→ Aim of the task
Leave out all pictures and give back precisely the lines from the line with "Give me the TikZ source for this diagram." to the line with "width=86pt, minimum height=43pt]", including those two lines.

→ Raw data
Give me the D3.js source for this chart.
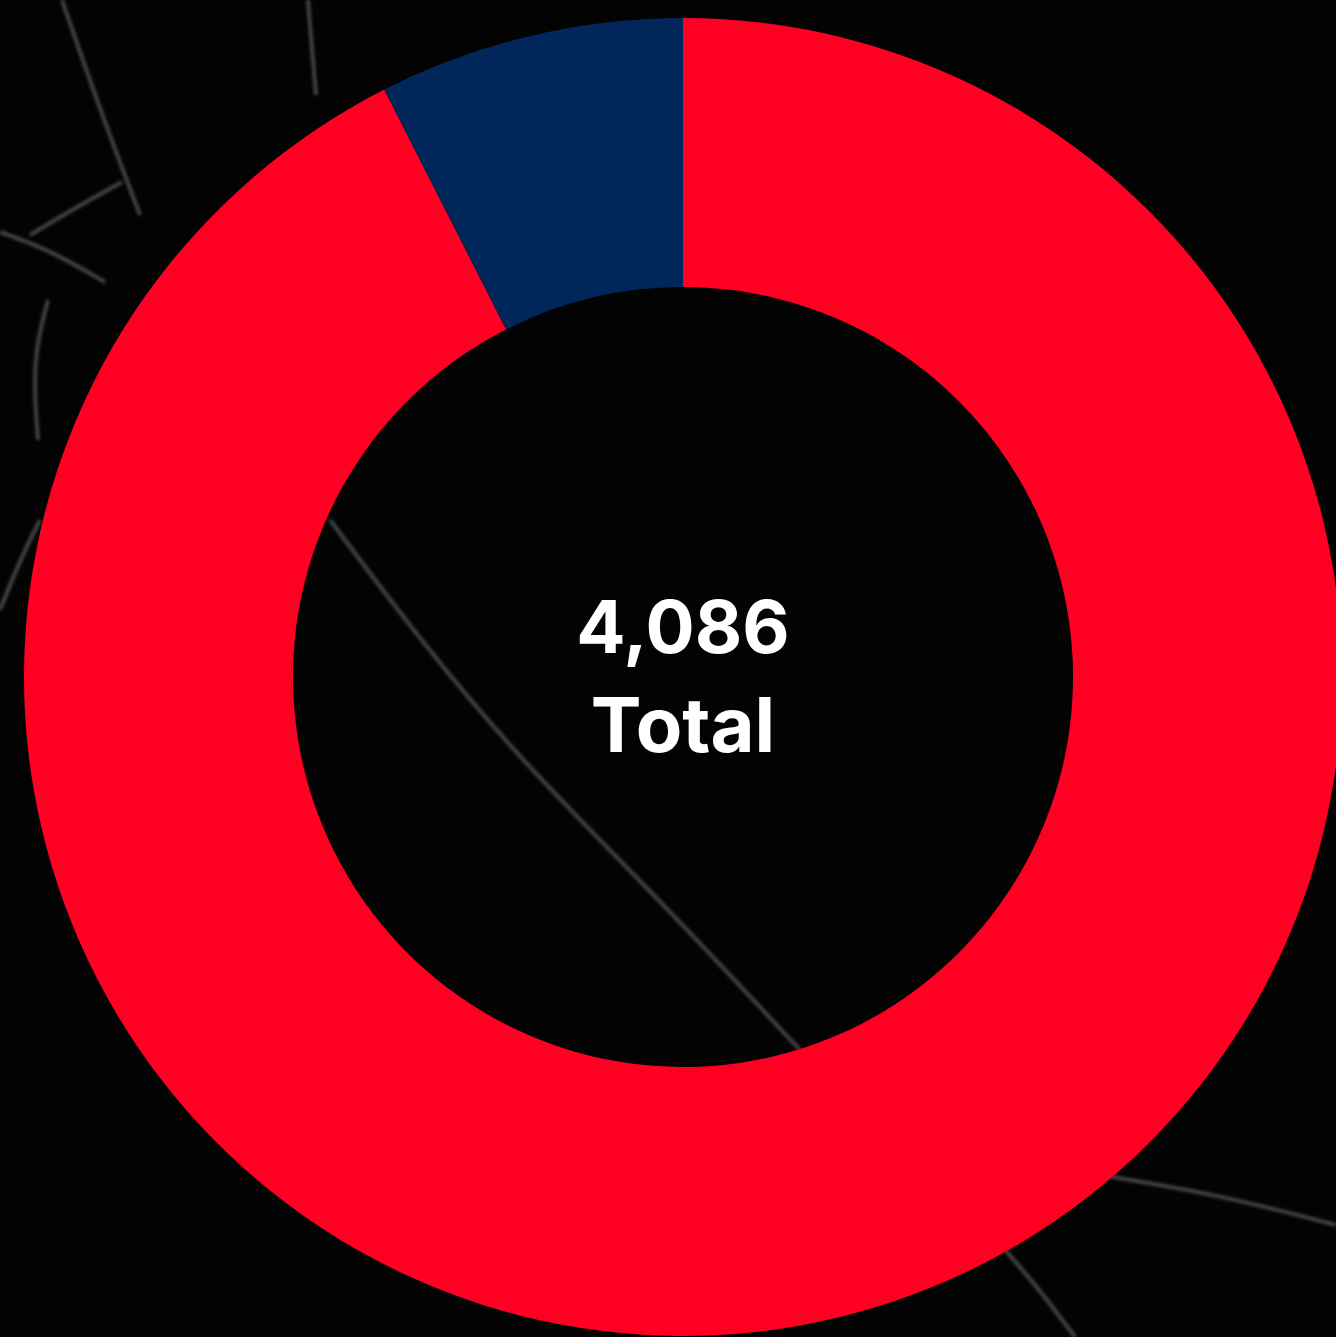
<!DOCTYPE html>
<html>
<head>
<meta charset="utf-8">
<script src="https://cdn.jsdelivr.net/npm/d3@7"></script>
<style>
  html, body { margin: 0; padding: 0; background: #030303; }
  svg { display: block; }
</style>
</head>
<body>
<svg id="chart" width="1336" height="1337"></svg>
<script>
// ---- Data ----
const categories = ["Red", "Blue"];
const values = [3780, 306];
const colors = ["#FF0022", "#00265A"];
const totalLabel = "4,086";
const totalCaption = "Total";

// ---- Layout ----
const W = 1336, H = 1337;
const cx = 683, cy = 677;
const outerR = 659, innerR = 390;

const svg = d3.select("#chart");
const defs = svg.append("defs");
defs.append("filter").attr("id", "soft")
  .append("feGaussianBlur").attr("stdDeviation", 1.6);

// background
svg.append("rect").attr("width", W).attr("height", H).attr("fill", "#030303");

// faint cracked-glass decoration
const cracks = [
  [[62,0],[100,110],[140,215]],
  [[308,0],[312,50],[316,95]],
  [[0,232],[50,250],[105,282]],
  [[30,235],[80,205],[122,182]],
  [[48,300],[32,360],[38,440]],
  [[0,610],[20,560],[40,520]],
  [[330,520],[420,640],[520,760],[660,900],[800,1050]],
  [[1100,1175],[1220,1195],[1336,1225]],
  [[1005,1250],[1040,1290],[1075,1337]]
];
svg.append("g").attr("filter", "url(#soft)")
  .selectAll("path").data(cracks).join("path")
  .attr("d", d3.line().curve(d3.curveBasis))
  .attr("fill", "none")
  .attr("stroke", "rgba(210,215,225,0.3)")
  .attr("stroke-width", 4);

// donut
const pie = d3.pie().sort(null).value(d => d);
const arc = d3.arc().innerRadius(innerR).outerRadius(outerR);
const g = svg.append("g").attr("transform", `translate(${cx},${cy})`);
g.selectAll("path.slice").data(pie(values)).join("path")
  .attr("class", "slice")
  .attr("d", arc)
  .attr("fill", (d, i) => colors[i]);

// center text
g.append("text")
  .attr("x", 0).attr("y", -24)
  .attr("text-anchor", "middle")
  .attr("font-family", "Inter, 'Liberation Sans', sans-serif")
  .attr("font-weight", 700)
  .attr("font-size", 73)
  .attr("fill", "#ffffff")
  .text(totalLabel);
g.append("text")
  .attr("x", 0).attr("y", 75)
  .attr("text-anchor", "middle")
  .attr("font-family", "Inter, 'Liberation Sans', sans-serif")
  .attr("font-weight", 700)
  .attr("font-size", 76)
  .attr("fill", "#ffffff")
  .text(totalCaption);
</script>
</body>
</html>
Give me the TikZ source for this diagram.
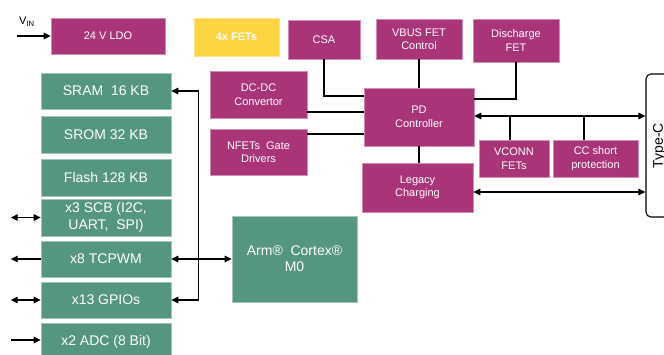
\documentclass[tikz,border=0pt]{standalone}
\usepackage{fontspec}
\setmainfont{Liberation Sans}
\usetikzlibrary{arrows.meta}
\definecolor{mag}{RGB}{170,52,120}
\definecolor{grn}{RGB}{85,150,128}
\definecolor{yel}{RGB}{252,211,64}
\begin{document}
\begin{tikzpicture}[x=1pt,y=-1pt,
  magbox/.style={fill=mag, draw=mag!55!white, line width=0.6pt, text=white,
    font=\fontsize{11}{13.5}\selectfont, align=center, inner sep=1pt},
  grnbox/.style={fill=grn, draw=grn!55!white, line width=0.6pt, text=white,
    font=\fontsize{14}{17}\selectfont, align=center, inner sep=1pt,
    minimum width=130pt},
  conn/.style={line width=1.3pt, draw=black},
  >={Triangle[length=7pt,width=6.5pt]}]
\useasboundingbox (0,0) rectangle (664,354);
\clip (0,0) rectangle (664,354);

% top row
\node[magbox, minimum width=114pt, minimum height=36pt] (ldo) at (108,36) {24 V LDO};
\node[fill=yel, draw=yel!60!white, line width=0.6pt, text=white, font=\fontsize{11}{13.5}\selectfont\bfseries,
  minimum width=85pt, minimum height=38pt] (fets) at (236.5,37) {4x FETs};
\node[magbox, minimum width=72pt, minimum height=39pt] (csa) at (324,39.5) {CSA};
\node[magbox, minimum width=86pt, minimum height=40pt] (vbus) at (419,39) {VBUS FET\\Control};
\node[magbox, minimum width=86pt, minimum height=43pt] (dis) at (516,40.5) {Discharge\\FET};

% middle magenta
\node[magbox, minimum width=97pt, minimum height=47pt] (dcdc) at (258.5,94.5) {DC-DC\\Convertor};
\node[magbox, minimum width=97pt, minimum height=46pt] (nfet) at (258.5,152) {NFETs~ Gate\\Drivers};
\node[magbox, minimum width=110pt, minimum height=58pt] (pd) at (419,117) {PD\\Controller};
\node[magbox, minimum width=111pt, minimum height=49pt] (leg) at (417.5,187.5) {Legacy\\Charging};
\node[magbox, minimum width=70pt, minimum height=37pt] (vconn) at (514,158.5) {VCONN\\FETs};
\node[magbox, minimum width=85pt, minimum height=37pt] (cc) at (595.5,158.5) {CC short\\protection};

% Type-C
\node[draw=black, line width=1.1pt, rounded corners=5pt, minimum width=60pt, minimum height=143pt] (typec) at (676,145.5) {};
\node[rotate=90, font=\fontsize{14}{17}\selectfont] (typect) at ([xshift=14pt]typec.west) {Type-C};

% green column
\node[grnbox, minimum height=36pt] (sram) at (106,91) {SRAM~ 16 KB};
\node[grnbox, minimum height=37pt] (srom) at (106,134.5) {SROM 32 KB};
\node[grnbox, minimum height=37pt] (flash) at (106,177.5) {Flash 128 KB};
\node[grnbox, minimum height=37pt] (scb) at (106,217.5) {x3 SCB (I2C,\\UART,~ SPI)};
\node[grnbox, minimum height=36pt] (tcpwm) at (106,259) {x8 TCPWM};
\node[grnbox, minimum height=36pt] (gpio) at (106,300) {x13 GPIOs};
\node[grnbox, minimum height=37pt] (adc) at (106,341.5) {x2 ADC (8 Bit)};
\node[grnbox, minimum width=125pt, minimum height=86pt, font=\fontsize{14}{16}\selectfont] (arm) at (294.5,259) {Arm®~ Cortex®\\M0};

% VIN
\node[font=\fontsize{11}{13}\selectfont, inner sep=0pt] (vin) at (27,22) {V\textsubscript{IN}};
\coordinate (vinin) at (17,36);
\draw[conn,->] (vinin) -- (ldo.west);

% connections to PD
\draw[conn] (csa.south) |- ([yshift=21pt]pd.west);
\draw[conn] (vbus.south) -- (vbus.south |- pd.north);
\draw[conn] (dis.south) |- ([yshift=18pt]pd.east);
\path ([yshift=-17.5pt]dcdc.east) coordinate (dc1);
\draw[conn] (dc1) -- (dc1 -| pd.west);
\path ([yshift=18pt]nfet.east) coordinate (nf1);
\draw[conn] (nf1) -- (nf1 -| pd.west);
\path ([yshift=1pt]pd.east) coordinate (pd1);
\draw[conn,<->] (pd1) -- (pd1 -| typec.west);
\draw[conn] ([xshift=-4pt]vconn.north) -- ([xshift=-4pt]vconn.north |- pd1);
\draw[conn] ([xshift=-11.5pt]cc.north) -- ([xshift=-11.5pt]cc.north |- pd1);
\draw[conn] (pd.south) -- (pd.south |- leg.north);
\path ([yshift=-4.5pt]leg.east) coordinate (lg1);
\draw[conn,<->] (lg1) -- (lg1 -| typec.west);

% bus on green side
\draw[conn,<->] (sram.east) -| ([xshift=27pt]gpio.east) -- (gpio.east);
\draw[conn,<->] (tcpwm.east) -- (arm.west);

% left arrows
\draw[conn,<->] (scb.west) -- ++(-30,0);
\draw[conn,->] (tcpwm.west) -- ++(-30,0);
\draw[conn,<->] (gpio.west) -- ++(-30,0);
\draw[conn,<-] ([yshift=1.5pt]adc.west) -- ++(-30,0);
\end{tikzpicture}
\end{document}
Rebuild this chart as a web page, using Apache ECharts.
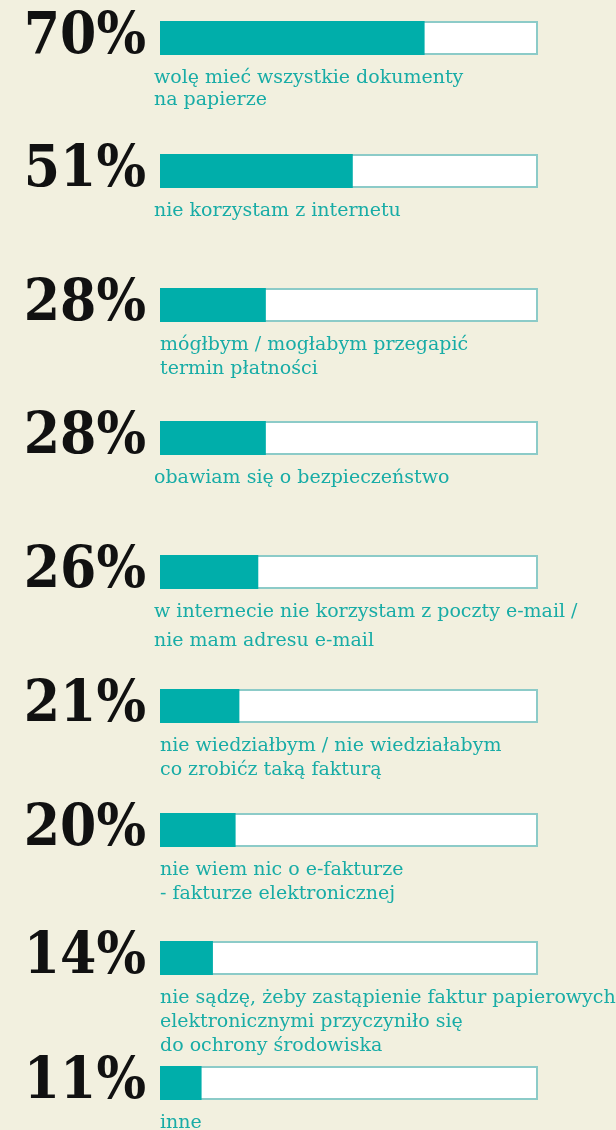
<!DOCTYPE html>
<html>
<head>
<meta charset="utf-8">
<script src="https://cdn.jsdelivr.net/npm/echarts@6/dist/echarts.min.js"></script>
<style>
html,body{margin:0;padding:0;background:#f2f0df;}
#chart{width:616px;height:1130px;}
</style>
</head>
<body>
<div id="chart"></div>
<script>
// ---- data ----
const values = [70, 51, 28, 28, 26, 21, 20, 14, 11];
const descriptions = [
  "wolę mieć wszystkie dokumenty\nna papierze",
  "nie korzystam z internetu",
  "mógłbym / mogłabym przegapić\ntermin płatności",
  "obawiam się o bezpieczeństwo",
  "w internecie nie korzystam z poczty e-mail /\nnie mam adresu e-mail",
  "nie wiedziałbym / nie wiedziałabym\nco zrobićz taką fakturą",
  "nie wiem nic o e-fakturze\n- fakturze elektronicznej",
  "nie sądzę, żeby zastąpienie faktur papierowych\nelektronicznymi przyczyniło się\ndo ochrony środowiska",
  "inne"
];

// ---- layout (not data) ----
const barTops = [21, 154, 288, 421, 555, 689, 813, 941, 1066];
const barH = 34;
const descLeft = [154, 154, 160, 154, 154, 160, 160, 160, 160];
const descLineH = [22, 24, 24, 24, 29, 24, 24, 24, 24];

const TEAL = '#00aeaa';
const BORDER = '#8ccbc8';
const DESC = '#18aca6';
const FONT = '"DejaVu Serif"';
const PCT_FONT = '"DejaVu Serif Condensed"';

const grids = [], xAxes = [], yAxes = [], series = [], titles = [];
values.forEach((v, i) => {
  grids.push({left: 160, width: 378, top: barTops[i], height: barH});
  xAxes.push({type: 'value', gridIndex: i, min: 0, max: 100, show: false});
  yAxes.push({
    type: 'category', gridIndex: i, data: [String(v)],
    axisLine: {show: false}, axisTick: {show: false},
    axisLabel: {
      margin: 14,
      formatter: (val) => val + '%',
      fontFamily: PCT_FONT, fontWeight: 'bold', fontSize: 58,
      color: '#111', padding: [4, 0, 0, 0]
    }
  });
  series.push({
    type: 'bar', xAxisIndex: i, yAxisIndex: i, data: [100],
    barWidth: '100%', silent: true,
    itemStyle: {color: '#ffffff', borderColor: BORDER, borderWidth: 2}
  });
  series.push({
    type: 'bar', xAxisIndex: i, yAxisIndex: i, data: [v],
    barWidth: '100%', barGap: '-100%', silent: true,
    itemStyle: {color: TEAL}
  });
  titles.push({
    text: descriptions[i],
    left: descLeft[i],
    top: barTops[i] + barH + 23 - descLineH[i] / 2,
    padding: 0,
    textStyle: {
      fontFamily: FONT, fontWeight: 'normal', fontSize: 19,
      color: DESC, lineHeight: descLineH[i]
    }
  });
});

const chart = echarts.init(document.getElementById('chart'), null, {renderer: 'canvas'});
chart.setOption({
  backgroundColor: '#f2f0df',
  animation: false,
  title: titles,
  grid: grids,
  xAxis: xAxes,
  yAxis: yAxes,
  series: series
});
</script>
</body>
</html>
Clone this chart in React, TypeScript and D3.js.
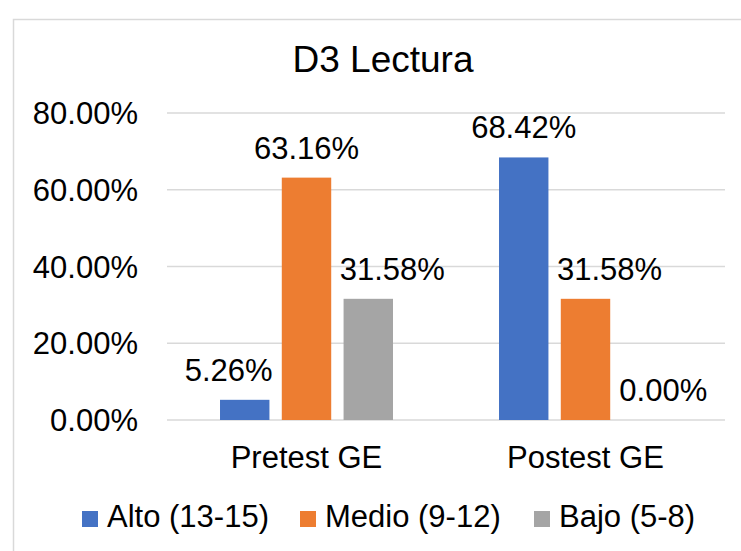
import React from "react";
import * as d3 from "d3";

const categories = ["Pretest GE", "Postest GE"];
const seriesNames = ["Alto (13-15)", "Medio (9-12)", "Bajo (5-8)"];
const alto = [5.26, 68.42];
const medio = [63.16, 31.58];
const bajo = [31.58, 0.0];
const yTicks = [0, 20, 40, 60, 80];

const colors = ["#4472C4", "#ED7D31", "#A5A5A5"];
// label nudges (layout only), per series per category
const labelDx = [
  [-16, 0],
  [0, 24],
  [24, 16],
];

export default function App() {
  const W = 741, H = 551;
  const left = 167, right = 725, top = 113, bottom = 420;
  const seriesValues = [alto, medio, bajo];
  const font = "'Liberation Sans', Arial, sans-serif";

  const x0 = d3.scaleBand<string>().domain(categories).range([left, right]).paddingInner(0.38).paddingOuter(0.19);
  const x1 = d3.scaleBand<string>().domain(seriesNames).range([0, x0.bandwidth()]).paddingInner(0.2);
  const y = d3.scaleLinear().domain([0, 80]).range([bottom, top]);

  const legendX = [82, 300, 534];

  return (
    <svg width={W} height={H} style={{ position: "absolute", left: 0, top: 0 }} fontFamily={font}>
      <rect x={0} y={0} width={W} height={H} fill="#fff" />
      <rect x={13.5} y={19.5} width={900} height={700} fill="#fff" stroke="#D9D9D9" strokeWidth={1.5} />
      <text x={383} y={72} textAnchor="middle" fontSize={37} fill="#000">D3 Lectura</text>
      {yTicks.map((t) => (
        <g key={t}>
          <line x1={left} x2={right} y1={y(t)} y2={y(t)} stroke="#D9D9D9" strokeWidth={1.5} />
          <text x={138} y={y(t) + 11} textAnchor="end" fontSize={31} fill="#000">{t.toFixed(2)}%</text>
        </g>
      ))}
      {seriesValues.map((vals, si) =>
        categories.map((c, ci) => {
          const v = vals[ci];
          const bx = (x0(c) as number) + (x1(seriesNames[si]) as number);
          const bw = x1.bandwidth();
          return (
            <g key={si + "-" + ci}>
              {v > 0 && <rect x={bx} y={y(v)} width={bw} height={y(0) - y(v)} fill={colors[si]} />}
              <text x={bx + bw / 2 + labelDx[si][ci]} y={y(v) - 19} textAnchor="middle" fontSize={31} fill="#000">
                {v.toFixed(2)}%
              </text>
            </g>
          );
        })
      )}
      {categories.map((c) => (
        <text key={c} x={(x0(c) as number) + x0.bandwidth() / 2} y={468} textAnchor="middle" fontSize={31} fill="#000">{c}</text>
      ))}
      {seriesNames.map((s, i) => (
        <g key={s}>
          <rect x={legendX[i]} y={511} width={16} height={16} fill={colors[i]} />
          <text x={legendX[i] + 25} y={527} fontSize={31} fill="#000">{s}</text>
        </g>
      ))}
    </svg>
  );
}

→ Solution
Give me the TikZ source for this diagram.
\documentclass[tikz,border=0pt]{standalone}
\usepackage{fontspec}
\setmainfont{Liberation Sans}
\usetikzlibrary{arrows.meta}
\definecolor{mag}{RGB}{170,52,120}
\definecolor{grn}{RGB}{85,150,128}
\definecolor{yel}{RGB}{252,211,64}
\begin{document}
\begin{tikzpicture}[x=1pt,y=-1pt,
  magbox/.style={fill=mag, draw=mag!55!white, line width=0.6pt, text=white,
    font=\fontsize{11}{13.5}\selectfont, align=center, inner sep=1pt},
  grnbox/.style={fill=grn, draw=grn!55!white, line width=0.6pt, text=white,
    font=\fontsize{14}{17}\selectfont, align=center, inner sep=1pt,
    minimum width=130pt},
  conn/.style={line width=1.3pt, draw=black},
  >={Triangle[length=7pt,width=6.5pt]}]
\useasboundingbox (0,0) rectangle (664,354);
\clip (0,0) rectangle (664,354);

% top row
\node[magbox, minimum width=114pt, minimum height=36pt] (ldo) at (108,36) {24 V LDO};
\node[fill=yel, draw=yel!60!white, line width=0.6pt, text=white, font=\fontsize{11}{13.5}\selectfont\bfseries,
  minimum width=85pt, minimum height=38pt] (fets) at (236.5,37) {4x FETs};
\node[magbox, minimum width=72pt, minimum height=39pt] (csa) at (324,39.5) {CSA};
\node[magbox, minimum width=86pt, minimum height=40pt] (vbus) at (419,39) {VBUS FET\\Control};
\node[magbox, minimum width=86pt, minimum height=43pt] (dis) at (516,40.5) {Discharge\\FET};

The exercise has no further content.